#### The exercise:
Set down the lines that begin at the top of the records and end with the line containing "const durations = [690, 1378, 1995, 309, 138, 76, 14];", and drop every picture.

#### Records supplied:
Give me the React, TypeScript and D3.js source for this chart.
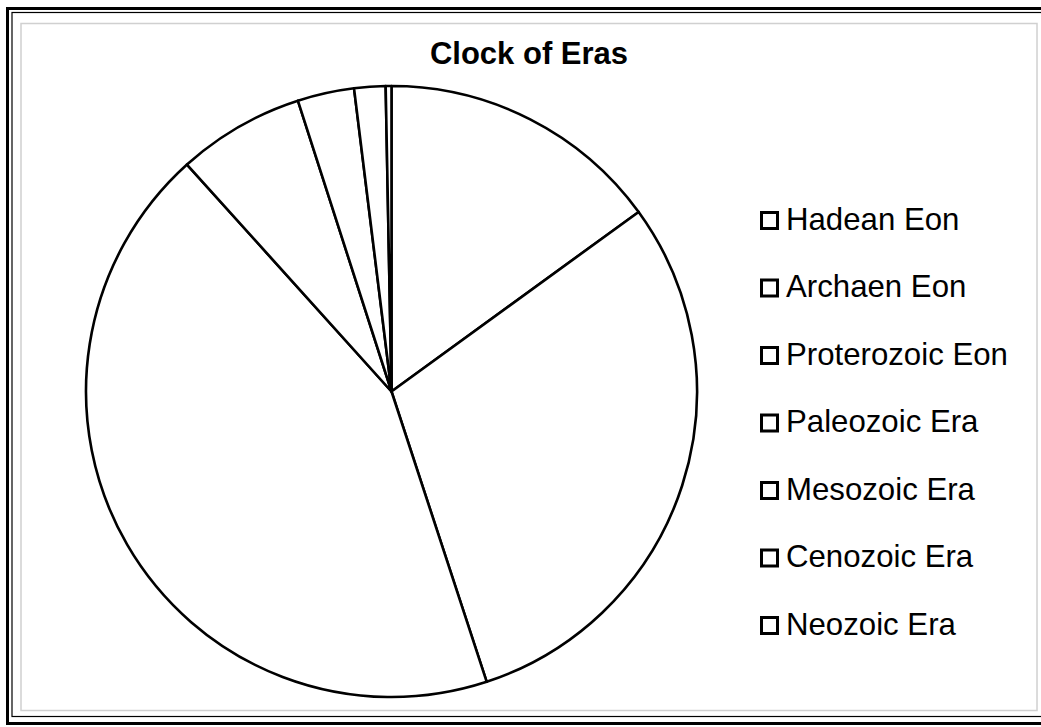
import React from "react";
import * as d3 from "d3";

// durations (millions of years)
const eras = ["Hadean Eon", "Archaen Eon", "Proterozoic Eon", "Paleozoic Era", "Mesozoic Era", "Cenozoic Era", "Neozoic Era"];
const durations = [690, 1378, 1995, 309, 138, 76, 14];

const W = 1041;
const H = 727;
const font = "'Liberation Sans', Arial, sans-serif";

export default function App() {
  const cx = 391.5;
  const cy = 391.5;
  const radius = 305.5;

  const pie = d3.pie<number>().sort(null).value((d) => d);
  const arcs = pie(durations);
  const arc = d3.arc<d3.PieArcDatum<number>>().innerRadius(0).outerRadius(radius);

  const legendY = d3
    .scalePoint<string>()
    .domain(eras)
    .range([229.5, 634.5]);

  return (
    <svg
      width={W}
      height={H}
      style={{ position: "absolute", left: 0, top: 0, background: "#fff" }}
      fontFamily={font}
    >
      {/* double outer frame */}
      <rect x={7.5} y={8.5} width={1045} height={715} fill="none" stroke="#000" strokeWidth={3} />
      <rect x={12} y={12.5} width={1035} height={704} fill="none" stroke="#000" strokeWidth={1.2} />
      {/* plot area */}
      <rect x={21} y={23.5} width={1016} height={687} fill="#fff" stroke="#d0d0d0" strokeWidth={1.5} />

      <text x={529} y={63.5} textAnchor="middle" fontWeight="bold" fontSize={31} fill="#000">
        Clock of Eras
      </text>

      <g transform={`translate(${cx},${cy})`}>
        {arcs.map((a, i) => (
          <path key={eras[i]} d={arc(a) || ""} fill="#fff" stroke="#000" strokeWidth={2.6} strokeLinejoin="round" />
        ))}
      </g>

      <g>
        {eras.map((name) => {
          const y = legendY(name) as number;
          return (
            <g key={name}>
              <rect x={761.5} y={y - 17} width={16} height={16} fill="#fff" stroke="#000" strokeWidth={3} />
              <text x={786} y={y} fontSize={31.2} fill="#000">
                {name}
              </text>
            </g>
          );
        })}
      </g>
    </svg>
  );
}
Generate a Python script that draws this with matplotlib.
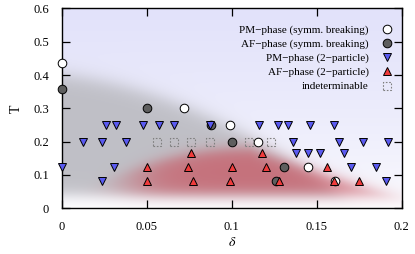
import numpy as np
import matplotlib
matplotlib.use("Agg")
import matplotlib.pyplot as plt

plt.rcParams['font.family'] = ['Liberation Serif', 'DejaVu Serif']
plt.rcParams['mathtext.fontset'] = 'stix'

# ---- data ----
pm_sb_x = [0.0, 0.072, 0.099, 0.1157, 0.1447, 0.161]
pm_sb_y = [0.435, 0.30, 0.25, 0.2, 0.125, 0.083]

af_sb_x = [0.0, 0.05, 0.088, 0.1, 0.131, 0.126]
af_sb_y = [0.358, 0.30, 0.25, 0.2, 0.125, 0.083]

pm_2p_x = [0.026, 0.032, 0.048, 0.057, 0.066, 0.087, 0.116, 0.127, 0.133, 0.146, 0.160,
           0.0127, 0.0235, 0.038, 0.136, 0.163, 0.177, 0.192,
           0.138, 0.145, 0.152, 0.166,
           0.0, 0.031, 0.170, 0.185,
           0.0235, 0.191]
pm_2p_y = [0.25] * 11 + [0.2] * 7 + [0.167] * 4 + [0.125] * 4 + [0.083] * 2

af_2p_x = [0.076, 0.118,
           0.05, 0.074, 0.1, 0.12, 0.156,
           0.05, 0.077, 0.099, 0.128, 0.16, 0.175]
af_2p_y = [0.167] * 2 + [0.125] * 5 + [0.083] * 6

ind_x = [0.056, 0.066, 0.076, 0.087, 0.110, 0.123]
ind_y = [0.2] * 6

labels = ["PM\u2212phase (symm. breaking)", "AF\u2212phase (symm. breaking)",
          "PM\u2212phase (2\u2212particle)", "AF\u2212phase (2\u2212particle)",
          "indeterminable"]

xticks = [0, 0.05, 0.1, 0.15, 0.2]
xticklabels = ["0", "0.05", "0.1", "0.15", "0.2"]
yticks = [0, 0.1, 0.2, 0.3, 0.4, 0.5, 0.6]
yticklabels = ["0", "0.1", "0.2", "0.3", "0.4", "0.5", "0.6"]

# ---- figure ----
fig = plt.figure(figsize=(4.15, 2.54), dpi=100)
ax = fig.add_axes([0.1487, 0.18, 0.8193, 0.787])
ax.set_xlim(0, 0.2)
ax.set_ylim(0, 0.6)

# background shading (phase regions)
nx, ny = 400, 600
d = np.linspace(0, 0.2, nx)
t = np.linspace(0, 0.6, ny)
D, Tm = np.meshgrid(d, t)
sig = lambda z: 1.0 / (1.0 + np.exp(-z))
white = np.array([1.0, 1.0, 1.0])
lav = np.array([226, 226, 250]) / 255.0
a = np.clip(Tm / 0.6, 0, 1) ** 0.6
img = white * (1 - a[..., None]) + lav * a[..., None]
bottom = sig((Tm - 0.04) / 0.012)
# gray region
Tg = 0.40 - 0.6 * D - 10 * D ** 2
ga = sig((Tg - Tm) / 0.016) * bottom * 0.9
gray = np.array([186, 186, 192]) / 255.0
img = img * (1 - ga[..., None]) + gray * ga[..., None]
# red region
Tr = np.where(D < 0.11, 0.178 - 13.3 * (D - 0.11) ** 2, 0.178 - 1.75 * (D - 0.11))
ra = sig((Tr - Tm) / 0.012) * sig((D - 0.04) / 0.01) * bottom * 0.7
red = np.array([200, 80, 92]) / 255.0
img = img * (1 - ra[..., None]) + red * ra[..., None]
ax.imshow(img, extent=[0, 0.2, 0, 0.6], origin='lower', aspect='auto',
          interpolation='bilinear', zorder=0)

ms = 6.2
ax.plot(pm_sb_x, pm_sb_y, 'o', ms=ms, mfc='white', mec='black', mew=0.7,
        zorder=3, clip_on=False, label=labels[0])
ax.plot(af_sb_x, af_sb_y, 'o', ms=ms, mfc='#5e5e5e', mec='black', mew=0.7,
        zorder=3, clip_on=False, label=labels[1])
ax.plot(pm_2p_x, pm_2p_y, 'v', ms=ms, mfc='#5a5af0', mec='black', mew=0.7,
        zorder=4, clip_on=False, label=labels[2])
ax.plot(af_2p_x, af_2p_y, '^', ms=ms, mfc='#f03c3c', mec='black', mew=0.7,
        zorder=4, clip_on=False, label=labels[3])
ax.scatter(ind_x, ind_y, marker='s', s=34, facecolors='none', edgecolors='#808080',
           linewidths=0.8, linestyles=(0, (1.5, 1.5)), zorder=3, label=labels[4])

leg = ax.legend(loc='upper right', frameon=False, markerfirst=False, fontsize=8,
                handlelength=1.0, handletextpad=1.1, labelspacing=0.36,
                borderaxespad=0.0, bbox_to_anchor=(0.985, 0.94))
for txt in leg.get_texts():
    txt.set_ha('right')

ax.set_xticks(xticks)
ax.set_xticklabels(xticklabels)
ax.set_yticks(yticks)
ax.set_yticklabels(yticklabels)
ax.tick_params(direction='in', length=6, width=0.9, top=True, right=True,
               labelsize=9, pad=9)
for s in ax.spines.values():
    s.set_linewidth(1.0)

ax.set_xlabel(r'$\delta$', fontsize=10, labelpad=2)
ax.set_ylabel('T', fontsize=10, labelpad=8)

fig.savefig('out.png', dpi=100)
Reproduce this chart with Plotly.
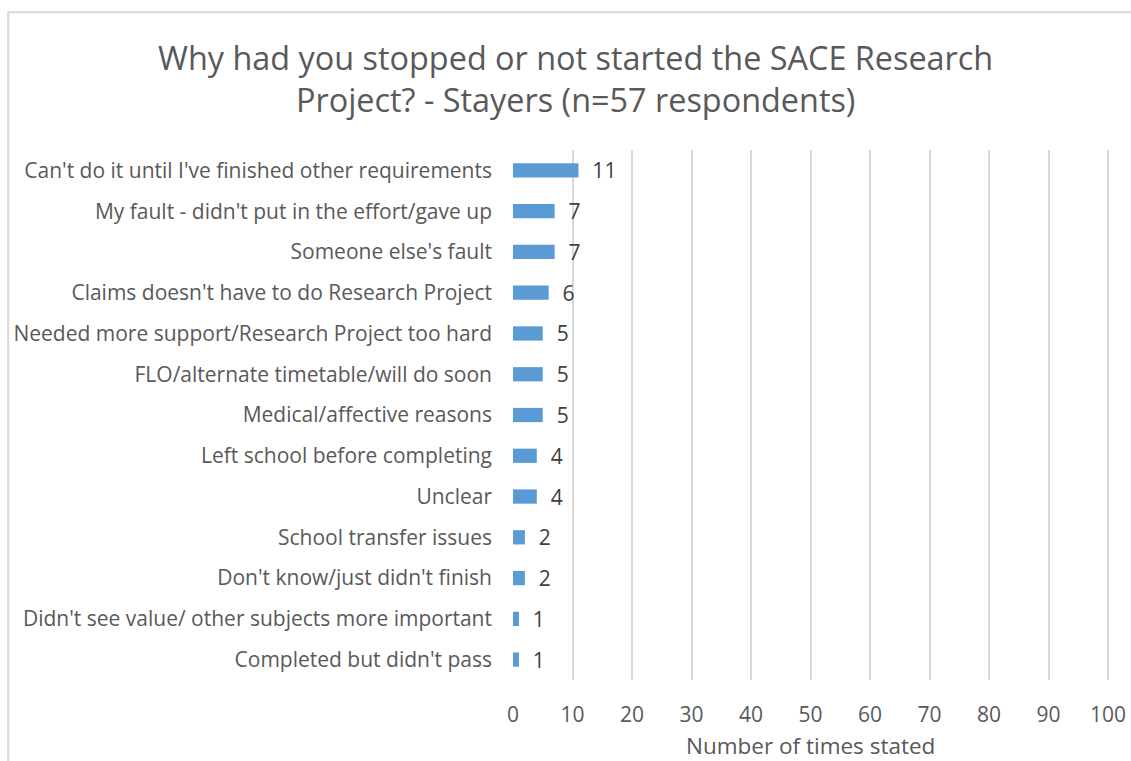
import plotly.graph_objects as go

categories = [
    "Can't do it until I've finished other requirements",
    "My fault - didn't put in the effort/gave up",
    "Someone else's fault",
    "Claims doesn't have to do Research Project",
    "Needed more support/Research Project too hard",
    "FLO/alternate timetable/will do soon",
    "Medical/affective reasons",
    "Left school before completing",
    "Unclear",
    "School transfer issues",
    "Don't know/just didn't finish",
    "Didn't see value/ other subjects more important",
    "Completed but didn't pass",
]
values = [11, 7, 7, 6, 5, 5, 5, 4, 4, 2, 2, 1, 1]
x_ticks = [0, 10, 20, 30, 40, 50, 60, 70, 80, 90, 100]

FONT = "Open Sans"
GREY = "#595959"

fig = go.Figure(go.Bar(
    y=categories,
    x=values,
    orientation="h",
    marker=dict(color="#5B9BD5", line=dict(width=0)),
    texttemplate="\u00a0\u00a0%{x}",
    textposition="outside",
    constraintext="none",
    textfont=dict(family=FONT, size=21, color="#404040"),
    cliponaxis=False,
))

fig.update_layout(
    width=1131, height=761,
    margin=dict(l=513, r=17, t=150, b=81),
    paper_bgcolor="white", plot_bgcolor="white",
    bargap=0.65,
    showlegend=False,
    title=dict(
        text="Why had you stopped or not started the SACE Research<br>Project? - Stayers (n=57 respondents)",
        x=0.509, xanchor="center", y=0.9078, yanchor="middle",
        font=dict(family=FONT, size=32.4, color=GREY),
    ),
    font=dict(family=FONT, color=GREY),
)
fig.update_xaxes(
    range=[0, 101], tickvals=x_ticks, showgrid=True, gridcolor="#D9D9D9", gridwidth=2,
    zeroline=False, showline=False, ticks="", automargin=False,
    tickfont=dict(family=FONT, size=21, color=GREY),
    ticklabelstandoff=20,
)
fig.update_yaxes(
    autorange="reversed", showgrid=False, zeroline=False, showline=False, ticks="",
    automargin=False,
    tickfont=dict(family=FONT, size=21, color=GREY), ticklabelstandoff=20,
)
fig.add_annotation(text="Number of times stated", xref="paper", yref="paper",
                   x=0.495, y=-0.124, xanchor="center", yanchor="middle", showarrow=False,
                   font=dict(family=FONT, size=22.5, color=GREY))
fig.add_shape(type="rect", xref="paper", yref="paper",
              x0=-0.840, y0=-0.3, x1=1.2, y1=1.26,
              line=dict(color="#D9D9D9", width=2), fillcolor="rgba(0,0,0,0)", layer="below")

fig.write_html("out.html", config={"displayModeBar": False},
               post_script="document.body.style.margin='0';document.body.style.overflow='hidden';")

#### Answer to this problem:
Give me the React, TypeScript and D3.js source for this chart.
import React from "react";
import * as d3 from "d3";

// durations (millions of years)
const eras = ["Hadean Eon", "Archaen Eon", "Proterozoic Eon", "Paleozoic Era", "Mesozoic Era", "Cenozoic Era", "Neozoic Era"];
const durations = [690, 1378, 1995, 309, 138, 76, 14];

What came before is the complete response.